From the December 1950 issue of The Christian Science Journal


SPEAKING of his own ministering acts, Christ Jesus said (John 13:17), "If ye know these things, happy are ye if ye do them." The word happy used here comes from a Greek root meaning "supremely blest." A blessing resulting from successful prayer is the joy of realization. If one were to look out on the stellar universe from the standpoint of the sun, he would see no shadows. The sun looks out only upon sunshine. God, good, knows only His own reflection, the perfect man and the perfect universe. Healing prayer lifts human thought to the standpoint of God, Spirit, and from that standpoint spiritual creation is seen as the only reality. This brings a sense of joy. When joy does not follow prayer, this vision has not been gained.

Christian Science teaches that man is maintained by Truth, or God; that he is the beloved manifestation of divine Love, the full and good expression of infinite Soul. God, or divine Principle, is unchanging in His conception of creation, and creation never becomes less than Mind's reflection. The spiritual universe, including man, is established in harmony and well-being and never falls from perfection or changes its nature. To understand this is to have the enduring meat of spiritual comprehension, and is answered prayer. When Jesus said (Matt. 7:7), "Seek, and ye shall find," he certainly implied as a prerequisite to answered prayer the necessity to know what is real. He rebuked those who tried to gain material things, fleshly profit, through prayer to God. He said (John 6:27), "Labour not for the meat which perisheth, but for that meat which endureth unto everlasting life." The meat which endureth can be nought else but the spiritual understanding of real being. Prayer which has as its motive the awakening of human thought to creation as God sees it is blessed with joy.

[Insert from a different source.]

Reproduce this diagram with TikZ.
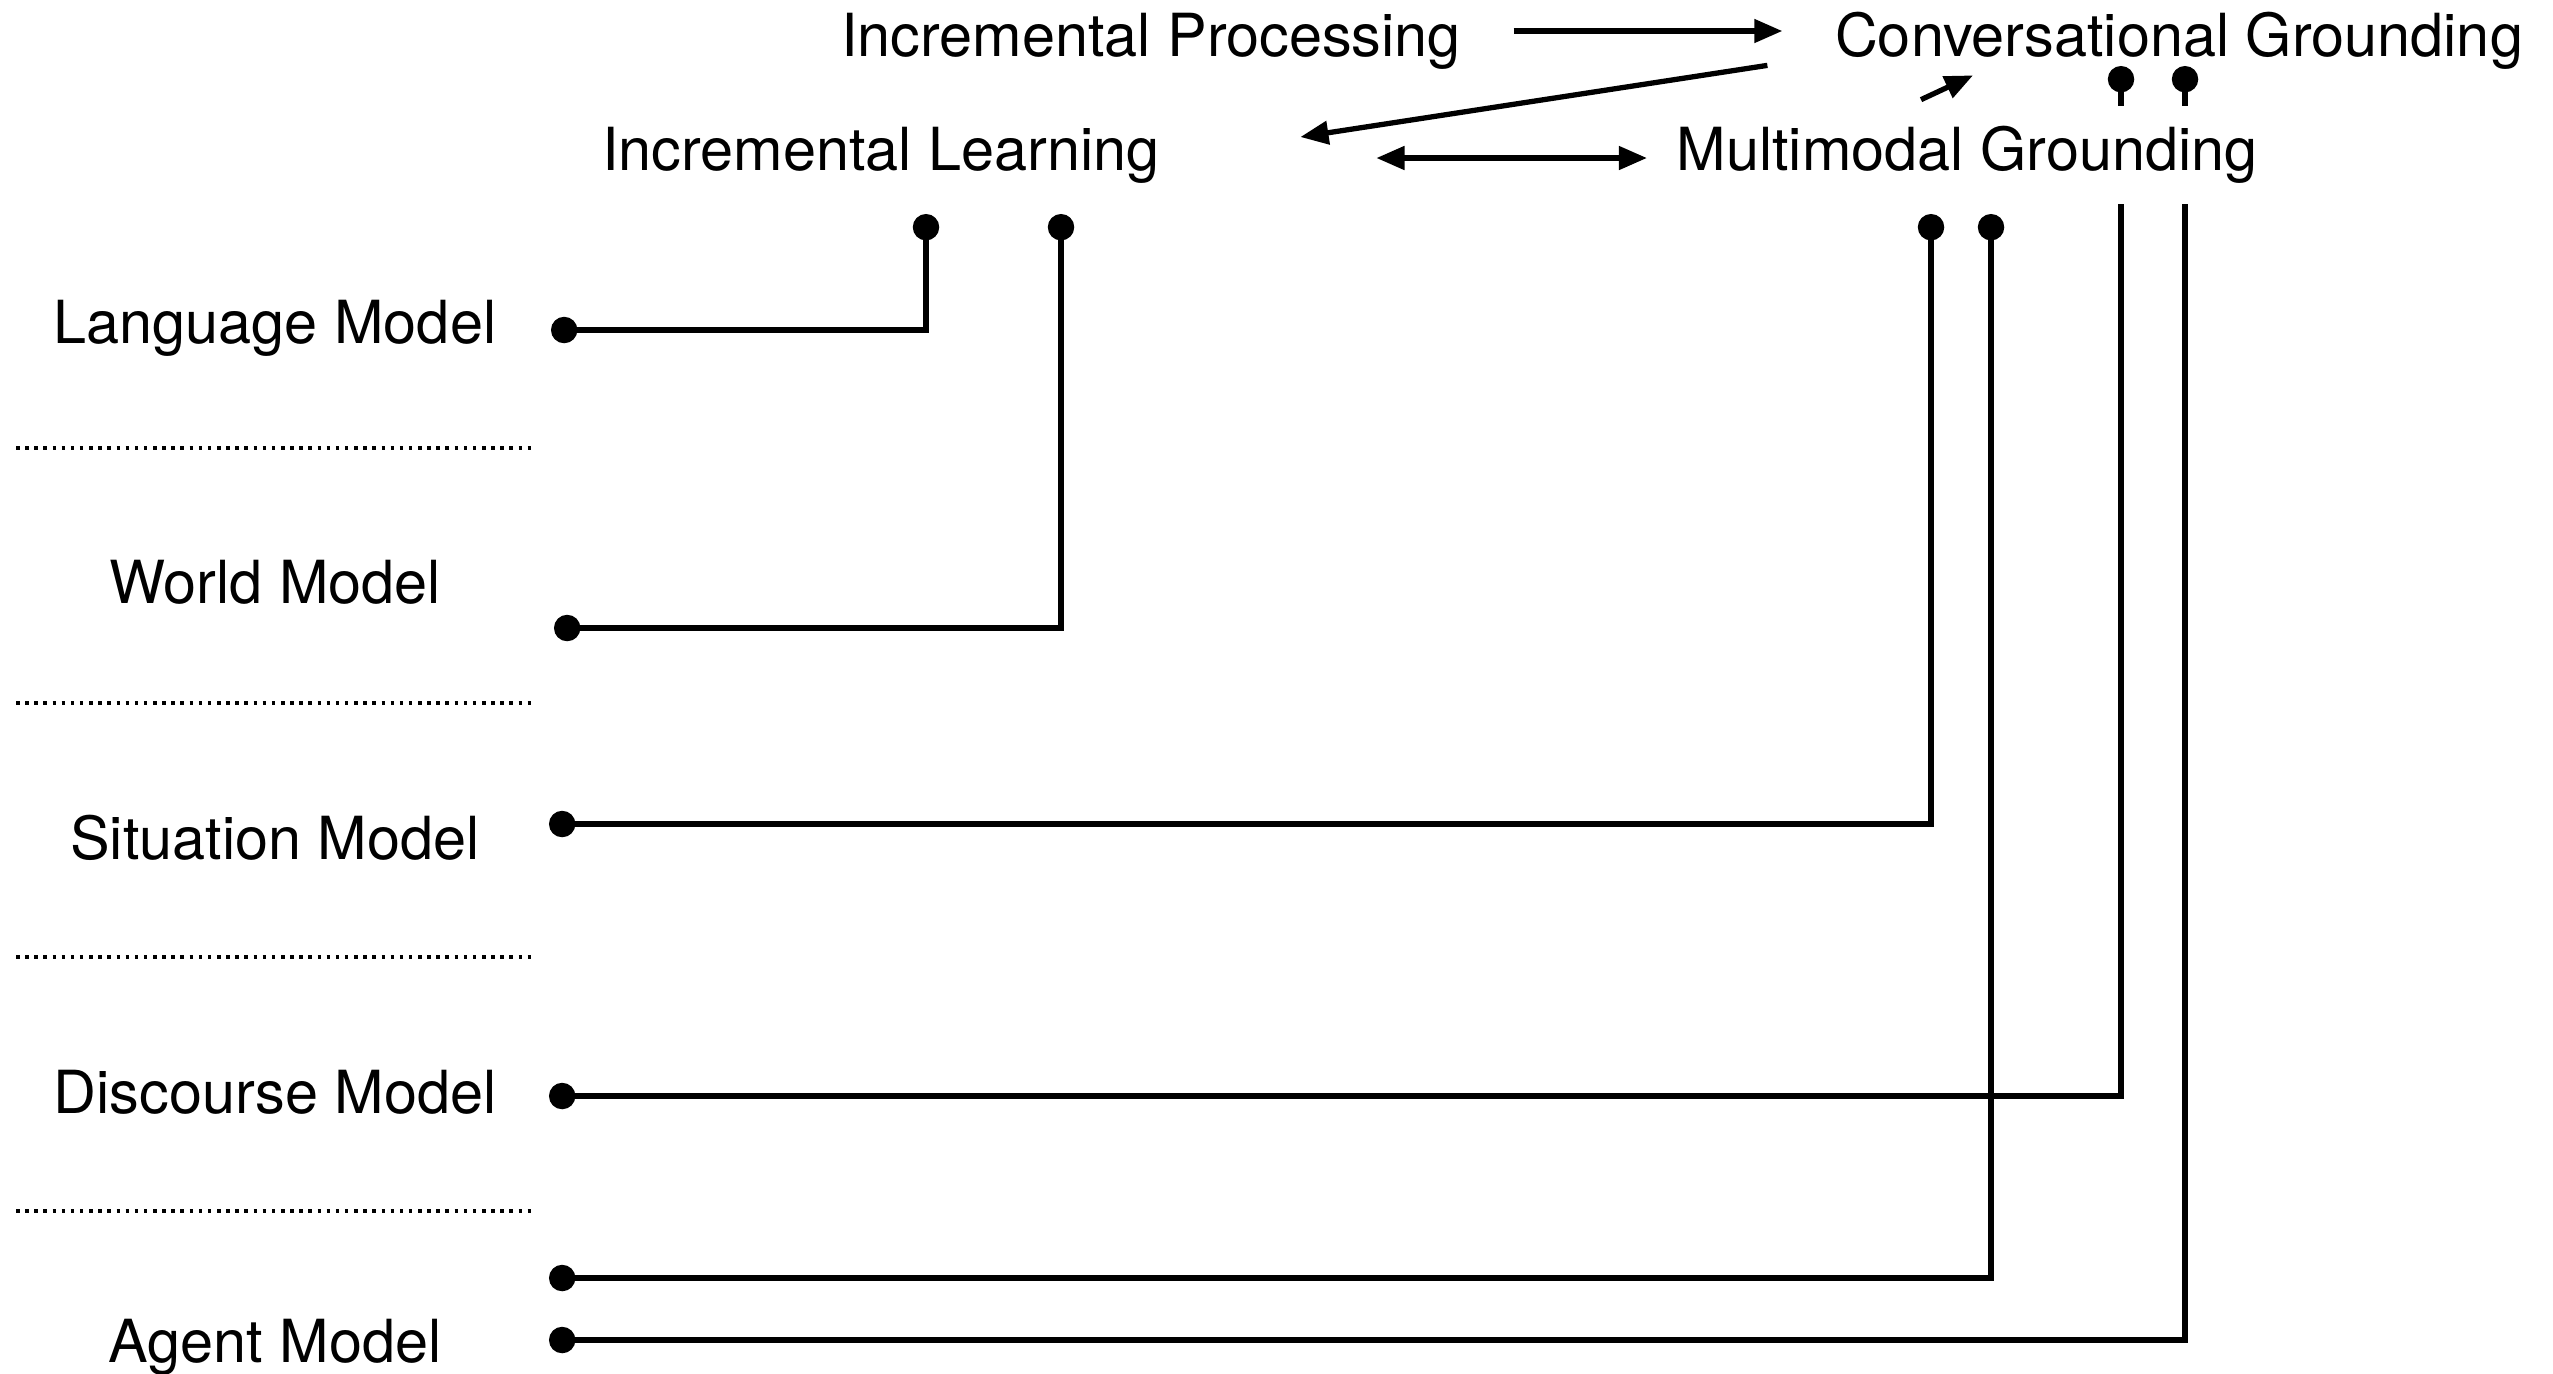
\documentclass[tikz,border=0pt]{standalone}
\usepackage{fontspec}
\setmainfont{TeX Gyre Heros}
\usetikzlibrary{arrows.meta,backgrounds}

\tikzset{
    lbl/.style={inner sep=0pt, font=\fontsize{16.9}{20}\selectfont},
    arr/.style={line width=1.5pt, -{Triangle[length=8pt,width=6.5pt]}},
    arrboth/.style={line width=1.5pt, {Triangle[length=8pt,width=6.5pt]}-{Triangle[length=8pt,width=6.5pt]}},
    wire/.style={line width=1.5pt, {Circle[length=7.5pt]}-{Circle[length=7.5pt]}},
    sep/.style={line width=1pt, dash pattern=on 1pt off 1.6pt},
}

\begin{document}
\begin{tikzpicture}
    \useasboundingbox (0,0) rectangle (25.53,-13.73);

    % top nodes
    \node[lbl] (procinc) at (11.51, -0.41) {Incremental Processing};
    \node[lbl] (convgr) at (21.79, -0.41) {Conversational Grounding};
    \node[lbl] (learninc) at (8.81, -1.55) {Incremental Learning};
    \node[lbl, fill=white, inner ysep=0.2cm] (multigr) at (19.67, -1.55) {Multimodal Grounding};

    % models on the left
    \node[lbl] (langmodel) at (2.75, -3.28) {Language Model};
    \node[lbl] (worldmodel) at (2.75, -5.82) {World Model};
    \node[lbl] (sitmodel) at (2.75, -8.38) {Situation Model};
    \node[lbl] (discmodel) at (2.75, -10.92) {Discourse Model};
    \node[lbl] (agentmodel) at (2.75, -13.47) {Agent Model};

    \foreach \y in {4.48, 7.03, 9.57, 12.11}
        \draw[sep] (0.16, -\y) -- (5.34, -\y);

    % ports
    \coordinate (langmodel-out) at (5.51, -3.30);
    \coordinate (worldmodel-out) at (5.54, -6.28);
    \coordinate (sitmodel-out) at (5.49, -8.24);
    \coordinate (discmodel-out) at (5.49, -10.96);
    \coordinate (agentmodel-out1) at (5.49, -12.78);
    \coordinate (agentmodel-out2) at (5.49, -13.40);
    \coordinate (learninc-in1) at (9.26, -2.14);
    \coordinate (learninc-in2) at (10.61, -2.14);
    \coordinate (multigr-in1) at (19.31, -2.14);
    \coordinate (multigr-in2) at (19.91, -2.14);
    \coordinate (convgr-in1) at (21.21, -0.66);
    \coordinate (convgr-in2) at (21.85, -0.66);

    \draw[arr] ([xshift=0.52cm, yshift=0.1cm]procinc.east) -- ([xshift=-0.52cm, yshift=0.1cm]convgr.west);
    \draw[arr] ([xshift=-0.67cm, yshift=0.05cm]convgr.south west) -- ([xshift=1.4cm, yshift=0.18cm]learninc.east);
    \draw[arr] ([xshift=-0.46cm, yshift=0.06cm]multigr.north) -- ([xshift=-2.06cm, yshift=-0.05cm]convgr.south);
    \draw[arrboth] ([xshift=2.16cm, yshift=-0.03cm]learninc.east) -- ([xshift=-0.29cm, yshift=-0.03cm]multigr.west);

    \draw[wire] (langmodel-out) -| (learninc-in1);
    \draw[wire] (worldmodel-out) -| (learninc-in2);
    \draw[wire] (sitmodel-out) -| (multigr-in1);
    \draw[wire] (agentmodel-out1) -| (multigr-in2);
    \begin{scope}[on background layer]
        \draw[wire] (discmodel-out) -| (convgr-in1);
        \draw[wire] (agentmodel-out2) -| (convgr-in2);
    \end{scope}
\end{tikzpicture}
\end{document}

A change of matter or material circumstances is not the criterion of successful prayer. Christian Science declares the allness of Spirit and the nothingness of matter. In the words of Mary Baker Eddy (Science and Health with Key to the Scriptures, p. 264), "When we realize that Life is Spirit, never in nor of matter, this understanding will expand into self-completeness, finding all in God, good, and needing no other consciousness." The Christian Scientist learns to enjoy the allness of God, good. When he prays, he is seeking a fuller comprehension of reality; and when he finds it, he rejoices in the spiritual good that appears in his human experience.